"Alas poor Yorick, I knew him…"
There are days of reflection, where the past looks crystal
clear and the future dull and pasty. Is it my bias that reigns in these events?
Is it the longing for the days gone by, when things were simpler? Is it?
Perhaps!
But perhaps it is more than that. Maybe there is a locked
door to the past that opens up when the door that you see in front seems
barricaded. Maybe the longing for the past is a simultaneous event, when faced
with adversity that forges a benign memory of the days gone by.
Yet people say that when adversity aligns in the stars there
are opportunities. My question is for whom?
And there is where we lay our scene…
I met a former fellow physician the other day. We talked
about life. You know the kind of things physicians talk about. “I had this
horrendous aortic aneurysm, the other day…” And so the stories went. One after
another the cautionary tale of the human frailty laid itself bare.
Somewhere in that conversation his demeanor changed. “In the
good old days, we worked hard and we had something to show for it; patient’s
gratitude, a reasonable compensation for the surgery performed and a few winks
of sleep and an hour or two with the family,” He shrugged his head, “but now it
is expected without any gratitude, minimal compensation after weeks of haggling
with the insurers, and fewer winks and almost total isolation from the family
due to lack of hours in a day.”
There was a pregnant pause, pregnant with thought and
frustration. I looked at him and unable to contain the urge, he went on to
reveal his inner fear, “I don’t know that I can do it much longer.”
“You are a good surgeon,” I looked at him in all sincerity,
“your work is needed in the community.”
“No there is no loyalty anymore. If I leave tomorrow others
are there to fill in, in my shoes.” He looked at his hands clutched tight on
the table between us. “We put everything into a patient, our thoughts, our
fears, our desires, our years of knowledge and experience before and during our
management of their disease and all we get is, ‘how bad doctors are.’ We are
maligned for doing too many tests, we are castigated for earning too much,
which by the way is a fantasy created by the media. I barely made $150,000 last
year after working 70-hour weeks. Besides the medical malpractice risks, the
onerous regulatory compliance and the daily drumbeat of new demands placed on
me, what’s the point?”
Ah the slings and arrows...
What is the point I thought? He was right in his thinking.
How had we come to this?
“And to think I paid $35,000 for the new EMR system in the
office and Medicare denied me the promised reimbursements because of lack of
“meaningful use.” I spoke with other docs and they told me they had to hire a
Medicare certified company, another middle man earning big bucks, to send in
their papers. All the dots had to be in the right boxes, otherwise the computer
spits them out.”
There was nothing more to say. I looked at my hands and hey
too were clutched with the knuckles all white. A thought came to me…
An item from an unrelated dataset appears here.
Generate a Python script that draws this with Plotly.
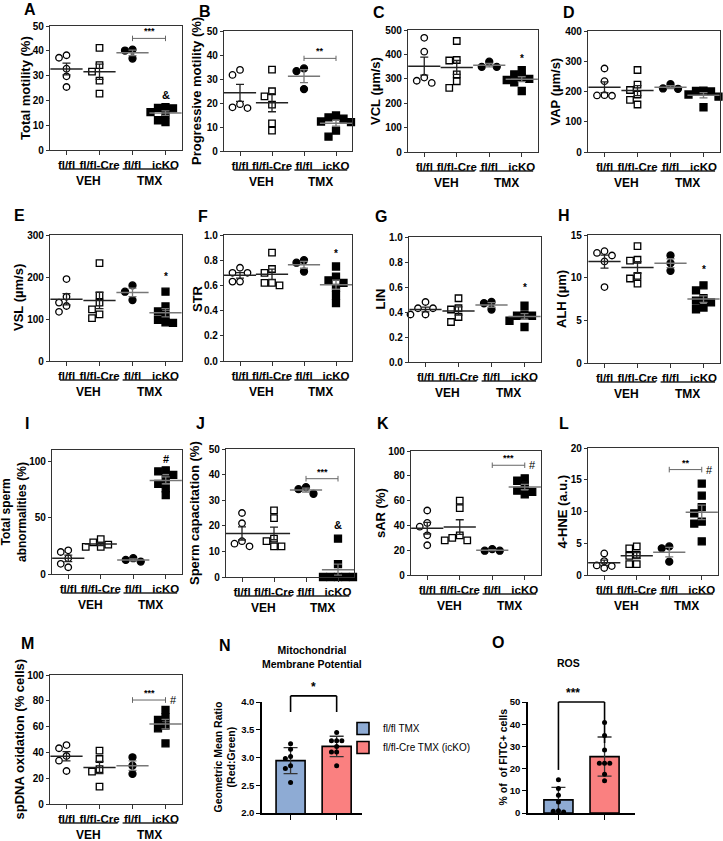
import numpy as np
import plotly.graph_objects as go

W, H = 723, 841
FONT = "Liberation Sans, Arial, sans-serif"

group_labels = ["fl/fl", "fl/fl-Cre", "fl/fl", "icKO"]

# each panel: [VEH fl/fl, VEH fl/fl-Cre, TMX fl/fl, TMX icKO]
total_motility = [[38.2, 37.2, 32.8, 29.7, 25.4], [41.2, 34.2, 31.6, 28.0, 22.7],
                  [40.5, 40.1, 36.9], [17.3, 17.0, 16.8, 15.3, 14.5, 12.0, 11.2]]
progressive_motility = [[33.8, 31.7, 19.5, 18.2, 17.9], [33.9, 24.9, 22.8, 19.3, 11.5, 8.5],
                        [34.4, 33.3, 25.8], [14.8, 13.5, 14.0, 12.0, 12.3, 8.5, 6.0]]
vcl = [[468, 411, 305, 292, 283], [455, 377, 375, 318, 290, 263],
       [349, 370, 349], [335, 318, 305, 300, 295, 285, 250]]
vap = [[276, 234, 187, 186, 188], [271, 223, 190, 205, 172, 157],
       [224, 209, 210], [202, 200, 203, 190, 183, 148]]
vsl = [[195, 153, 139, 131, 117], [233, 156, 139, 123, 111, 102],
       [180, 165, 145], [165, 130, 118, 110, 98, 92, 91]]
str_vals = [[0.74, 0.70, 0.70, 0.63, 0.63], [0.86, 0.73, 0.70, 0.62, 0.62, 0.60],
            [0.80, 0.78, 0.71], [0.75, 0.67, 0.64, 0.62, 0.58, 0.52, 0.46]]
lin = [[0.48, 0.43, 0.43, 0.38, 0.38], [0.51, 0.43, 0.42, 0.36, 0.32],
       [0.48, 0.47, 0.42], [0.45, 0.38, 0.37, 0.37, 0.33, 0.28]]
alh = [[13.1, 12.6, 12.9, 11.9, 8.9], [13.7, 12.0, 12.1, 10.2, 9.9, 9.3],
       [12.6, 11.7, 10.8], [9.1, 8.5, 7.6, 7.3, 7.1, 6.5, 6.3]]
abnormalities = [[21, 19.5, 14, 9, 6], [31, 28, 26, 24, 24],
                 [14, 12.5, 11], [92, 91, 88, 84, 80, 76, 70]]
capacitation = [[25, 21, 14, 13, 12], [26, 23, 15, 14, 12, 12],
                [35.1, 34.3, 32.5], [15, 5, 0, 0, 0, 0, 0]]
sar = [[52, 42, 39, 32, 24], [60, 54, 32, 30, 28, 28],
       [19.6, 20.9, 19.6], [78, 76, 72, 68, 67, 65]]
hne = [[3.4, 2.2, 1.5, 1.4, 1.1], [4.5, 4.2, 3.2, 3.0, 1.7, 1.7],
       [4.5, 4.2, 2.1], [14.4, 12.5, 10.7, 9.7, 8.4, 8.1, 5.3]]
spdna = [[45.7, 43.2, 37.2, 33.6, 25.6], [41.3, 34.9, 27.1, 25.1, 13.4],
         [36.2, 29.7, 23.3], [72.9, 67.2, 65.1, 60.7, 58.7, 47.0]]

mmp_fl = [3.25, 3.15, 3.02, 2.98, 2.85, 2.80, 2.55]
mmp_ko = [3.45, 3.30, 3.30, 3.30, 3.20, 3.10, 3.10, 2.85]
ros_fl = [15, 11, 8, 5, 1, 0.5, 0.8]
ros_ko = [40.8, 34.9, 28.4, 22.4, 22.4, 22.4, 17.4, 14.5]

# significance marks
brackets = {"A": (45, "***"), "B": (38.6, "**"), "J": (38.4, "***"),
            "K": (88.5, "***"), "L": (16.6, "**"), "M": (80.6, "***")}
over_ko = {"A": ("&", 22), "C": ("*", 383), "E": ("*", 202), "F": ("*", 0.855),
           "G": ("*", 0.595), "H": ("*", 10.9), "I": ("#", 102), "J": ("&", 20.3)}
hash_end = ["K", "L", "M"]

# letter, data, box in px (x0, x1, top, bottom), y range, dtick, y title, title x, format
panels = [
    ("A", total_motility, (50, 182, 26, 150), (0, 50), 10, "Total motility (%)", 25, None),
    ("B", progressive_motility, (224, 352, 31, 151), (0, 50), 10, "Progressive motility (%)", 196, None),
    ("C", vcl, (408, 538, 30, 152), (0, 500), 100, "VCL (µm/s)", 375, None),
    ("D", vap, (588, 720, 31, 152), (0, 400), 100, "VAP (µm/s)", 555, None),
    ("E", vsl, (50, 182, 235, 361), (0, 300), 100, "VSL (µm/s)", 18, None),
    ("F", str_vals, (224, 352, 235, 361), (0, 1), 0.2, "STR", 197, ".1f"),
    ("G", lin, (409, 541, 237, 362), (0, 1), 0.2, "LIN", 380, ".1f"),
    ("H", alh, (588, 720, 235, 363), (0, 15), 5, "ALH (µm)", 562, None),
    ("I", abnormalities, (52, 182, 450, 574), (0, 110), 50, "Total sperm<br>abnormalities (%)", 14, None),
    ("J", capacitation, (226, 354, 449, 577), (0, 50), 10, "Sperm capacitation (%)", 194, None),
    ("K", sar, (411, 541, 451, 575), (0, 100), 20, "sAR (%)", 380, None),
    ("L", hne, (588, 718, 448, 575), (0, 20), 5, "4-HNE (a.u.)", 562, None),
    ("M", spdna, (50, 182, 675, 804), (0, 100), 20, "spDNA oxidation (% cells)", 19, None),
]
letter_pos = {"A": (30, 10), "B": (205, 11), "C": (379, 12), "D": (569, 12),
              "E": (19, 215), "F": (203, 217), "G": (381, 217), "H": (564, 215),
              "I": (27, 423), "J": (200, 423), "K": (383, 423), "L": (564, 423),
              "M": (27, 643), "N": (225, 645), "O": (498, 642)}

XR = (0.5, 4.5)
symbols = ["circle-open", "square-open", "circle", "square"]


def swarm(vals, ppy, ppx, d):
    # simple beeswarm: spread points that would overlap
    placed, offs = [], [0.0] * len(vals)
    for i in sorted(range(len(vals)), key=lambda k: -vals[k]):
        y = vals[i] * ppy
        for k in [0, -1, 1, -2, 2, -3, 3]:
            x = k * d
            if all((x - a) ** 2 + (y - b) ** 2 >= (0.9 * d) ** 2 for a, b in placed):
                break
        placed.append((x, y))
        offs[i] = x / ppx
    return offs


def px_x(box, rng, v):
    return (box[0] + (v - rng[0]) / (rng[1] - rng[0]) * (box[1] - box[0])) / W


def px_y(box, rng, v):
    return 1 - (box[3] - (v - rng[0]) / (rng[1] - rng[0]) * (box[3] - box[2])) / H


def bold(size, color="black"):
    return dict(family=FONT, size=size, color=color, weight="bold")


def ytitle(text, x, box, size):
    return dict(xref="paper", yref="paper", x=x / W, y=1 - (box[2] + box[3]) / 2 / H,
                text=text, textangle=-90, showarrow=False, font=bold(size),
                xanchor="center", yanchor="middle")


fig = go.Figure()
layout = {}
shapes, annotations = [], []

for n, (letter, data, box, yr, dt, title, tx, fmt) in enumerate(panels, start=1):
    xa, ya = f"x{n}", f"y{n}"
    ppy = (box[3] - box[2]) / (yr[1] - yr[0])
    ppx = (box[1] - box[0]) / (XR[1] - XR[0])
    for g, vals in enumerate(data):
        offs = swarm(vals, ppy, ppx, 7.5)
        fig.add_trace(go.Scatter(
            x=[g + 1 + o for o in offs], y=vals, mode="markers", xaxis=xa, yaxis=ya,
            showlegend=False, cliponaxis=False,
            marker=dict(symbol=symbols[g], size=6.5 if g < 2 else 7, color="black",
                        line=dict(width=1.3, color="black"))))
        v = np.array(vals, dtype=float)
        lc = "#222" if g < 2 else "#777"
        fig.add_trace(go.Scatter(
            x=[g + 1], y=[v.mean()], mode="markers", xaxis=xa, yaxis=ya, showlegend=False,
            marker=dict(symbol="line-ew", size=23, line=dict(width=1.5, color=lc)),
            error_y=dict(type="data", array=[v.std(ddof=1) / np.sqrt(len(v))],
                         width=4, thickness=1.3, color=lc)))
    layout[f"xaxis{n}"] = dict(
        domain=[box[0] / W, box[1] / W], range=XR, anchor=ya, tickvals=[1, 2, 3, 4],
        ticktext=group_labels, ticks="outside", ticklen=4, tickwidth=1.2, tickcolor="#333",
        showline=True, mirror=True, linecolor="#333", linewidth=1.3, showgrid=False,
        zeroline=False, tickfont=bold(11.5), tickangle=0, fixedrange=True)
    layout[f"yaxis{n}"] = dict(
        domain=[1 - box[3] / H, 1 - box[2] / H], range=yr, dtick=dt, anchor=xa,
        ticks="outside", ticklen=3, tickwidth=1.2, tickcolor="#333", showline=True,
        mirror=True, linecolor="#333", linewidth=1.3, showgrid=False, zeroline=False,
        tickfont=bold(10), tickformat=fmt)
    annotations.append(ytitle(title, tx, box, 12 if "<br>" in title else 13))

    # group underline and treatment names
    for (a, b), lab in [((0.8, 2.55), "VEH"), ((2.7, 4.35), "TMX")]:
        yy = 1 - (box[3] + 19) / H
        shapes.append(dict(type="line", xref="paper", yref="paper", x0=px_x(box, XR, a),
                           x1=px_x(box, XR, b), y0=yy, y1=yy, line=dict(color="#222", width=1.4)))
        annotations.append(dict(xref="paper", yref="paper", x=px_x(box, XR, (a + b) / 2),
                                y=1 - (box[3] + 31) / H, text=lab, showarrow=False,
                                font=bold(12), xanchor="center", yanchor="middle"))

    cap = 0.022 * (yr[1] - yr[0])
    if letter in brackets:
        by, stars = brackets[letter]
        shapes.append(dict(type="line", xref=xa, yref=ya, x0=3, x1=4, y0=by, y1=by,
                           line=dict(color="#666", width=1)))
        for xe in (3, 4):
            shapes.append(dict(type="line", xref=xa, yref=ya, x0=xe, x1=xe, y0=by - cap,
                               y1=by + cap, line=dict(color="#666", width=1)))
        annotations.append(dict(xref=xa, yref=ya, x=3.5, y=by, yshift=7, text=stars,
                                showarrow=False, font=bold(9), yanchor="middle"))
        if letter in hash_end:
            annotations.append(dict(xref=xa, yref=ya, x=4.07, y=by, text="#", showarrow=False,
                                    font=dict(family=FONT, size=11, color="black"),
                                    xanchor="left", yanchor="middle"))
    if letter in over_ko:
        sym, sy = over_ko[letter]
        annotations.append(dict(xref=xa, yref=ya, x=4, y=sy, text=sym, showarrow=False,
                                font=bold(11 if sym != "*" else 10), yanchor="middle"))

# N and O: bar charts with SD
bar_panels = [
    (14, mmp_fl, mmp_ko, (262, 362, 702, 813), (-0.62, 1.55), (2.0, 4.0), 0.5, ".1f",
     "Geometric Mean Ratio<br>(Red:Green)", 224, "Mitochondrial<br>Membrane Potential", "*",
     (4.11, 3.82, 3.82)),
    (15, ros_fl, ros_ko, (528, 635, 702, 813), (-0.66, 1.66), (0, 50), 10, None,
     "% of  of FITC+ cells", 502, "ROS", "***", (50.0, 19.4, 31.5)),
]
bar_colors = ["#8eabd4", "#fa8080"]
bar_names = ["fl/fl TMX", "fl/fl-Cre TMX (icKO)"]

for n, fl, ko, box, xr, yr, dt, fmt, ytext, tx, ptitle, stars, (btop, leg0, leg1) in bar_panels:
    xa, ya = f"x{n}", f"y{n}"
    ppy = (box[3] - box[2]) / (yr[1] - yr[0])
    ppx = (box[1] - box[0]) / (xr[1] - xr[0])
    for g, vals in enumerate([fl, ko]):
        v = np.array(vals, dtype=float)
        fig.add_trace(go.Bar(
            x=[g], y=[v.mean()], width=0.63, xaxis=xa, yaxis=ya, name=bar_names[g],
            showlegend=(n == 14),
            marker=dict(color=bar_colors[g], line=dict(color="black", width=1.6)),
            error_y=dict(type="data", array=[v.std(ddof=1)], width=7, thickness=1.3,
                         color="#333")))
        offs = swarm(vals, ppy, ppx, 5.2)
        fig.add_trace(go.Scatter(
            x=[g + o for o in offs], y=vals, mode="markers", xaxis=xa, yaxis=ya,
            showlegend=False, cliponaxis=False,
            marker=dict(symbol="circle", size=5, color="black")))
    layout[f"xaxis{n}"] = dict(
        domain=[box[0] / W, box[1] / W], range=xr, anchor=ya, tickvals=[0, 1],
        ticktext=["", ""], ticks="outside", ticklen=5, tickwidth=1.3, tickcolor="black",
        showline=True, linecolor="black", linewidth=1.5, showgrid=False, zeroline=False,
        fixedrange=True)
    layout[f"yaxis{n}"] = dict(
        domain=[1 - box[3] / H, 1 - box[2] / H], range=yr, dtick=dt, anchor=xa,
        ticks="outside", ticklen=4, tickwidth=1.3, tickcolor="black", showline=True,
        linecolor="black", linewidth=1.5, showgrid=False, zeroline=False,
        tickfont=bold(9.5), tickformat=fmt)
    annotations.append(ytitle(ytext, tx, box, 10.5))
    # bracket
    yt = px_y(box, yr, btop)
    x0p, x1p = px_x(box, xr, 0), px_x(box, xr, 1)
    shapes.append(dict(type="line", xref="paper", yref="paper", x0=x0p, x1=x1p, y0=yt, y1=yt,
                       line=dict(color="black", width=1.6)))
    shapes.append(dict(type="line", xref="paper", yref="paper", x0=x0p, x1=x0p, y0=yt,
                       y1=px_y(box, yr, leg0), line=dict(color="black", width=1.6)))
    shapes.append(dict(type="line", xref="paper", yref="paper", x0=x1p, x1=x1p, y0=yt,
                       y1=px_y(box, yr, leg1), line=dict(color="black", width=1.6)))
    annotations.append(dict(xref="paper", yref="paper", x=(x0p + x1p) / 2, y=yt, yshift=9,
                            text=stars, showarrow=False, font=bold(12), yanchor="middle"))
    annotations.append(dict(xref="paper", yref="paper", x=(box[0] + box[1]) / 2 / W,
                            y=1 - (box[2] - (45 if n == 14 else 39)) / H, text=ptitle,
                            showarrow=False, font=bold(10.5), yanchor="middle"))

for letter, (lx, ly) in letter_pos.items():
    annotations.append(dict(xref="paper", yref="paper", x=lx / W, y=1 - ly / H, text=letter,
                            showarrow=False, font=bold(16), xanchor="center", yanchor="middle"))

fig.update_layout(
    width=W, height=H, template="none", margin=dict(l=0, r=0, t=0, b=0),
    paper_bgcolor="white", plot_bgcolor="white", barmode="overlay",
    font=dict(family=FONT, color="black"),
    showlegend=True,
    legend=dict(x=343 / W, y=1 - 714 / H, xanchor="left", yanchor="top",
                font=dict(family=FONT, size=10, color="black"), bgcolor="rgba(0,0,0,0)",
                itemwidth=30, tracegroupgap=0),
    shapes=shapes, annotations=annotations, dragmode=False, **layout)

fig.write_html("out.html", config={"displayModeBar": False},
               post_script="document.body.style.margin='0px';document.body.style.overflow='hidden';")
“Why don’t you join or create an ACO?”
“I looked into that. That is another clever way to cut into
physician reimbursement. The ACOs contract for a capitated fee and over time
the insurers will pit one ACO against another to reduce payments.” He thought
for a moment and then said, “Wouldn’t that make it so convenient for the
insurers? One swipe and an x-amount of doctors, or providers as they call us,
will be knocked down in reimbursement. More profits for their shareholders.”
The revulsion in his face was obvious. “What a concept?”
“But in the meantime, you will have saved yourself a lot of
headaches.” I replied.
“Not sure, that I will.” It will be another hamster wheel!”
“I don’t…don’t know what to say.” I stammered.
He looked up and a spark came into his eyes. “Maybe I can go
back to fee for service, like in the old days.”
Yes Maybe…
As Hamlet looks at Yorick’s skull and contemplates those
glory days spent, with his father’s court jester, when life was full of promise
and compares it to now, where he sees the same world through a different lens,
colored by the whips and scorns of experience. The world has lost its
enchantment. As in all wonderful notions of implied easement of human
sufferings, eventually the creators of such phantoms of false mirth reach the
same wanton act of chivalry, as when their skulls that had a tongue in them once, are nothing more than a means
to block a gaping hole to steel against the raw winds of time.
There is a blank anonymity in death!
There is a blank anonymity in death!
Remember the skull, it will be yours, one day! Great powers
and fortunes in all hands will leave. Emptiness will reign. So think well of
those whose labors you wish to demean.
Should one fight or lay down against a sea of troubles?
"To be or not to be, that is the question."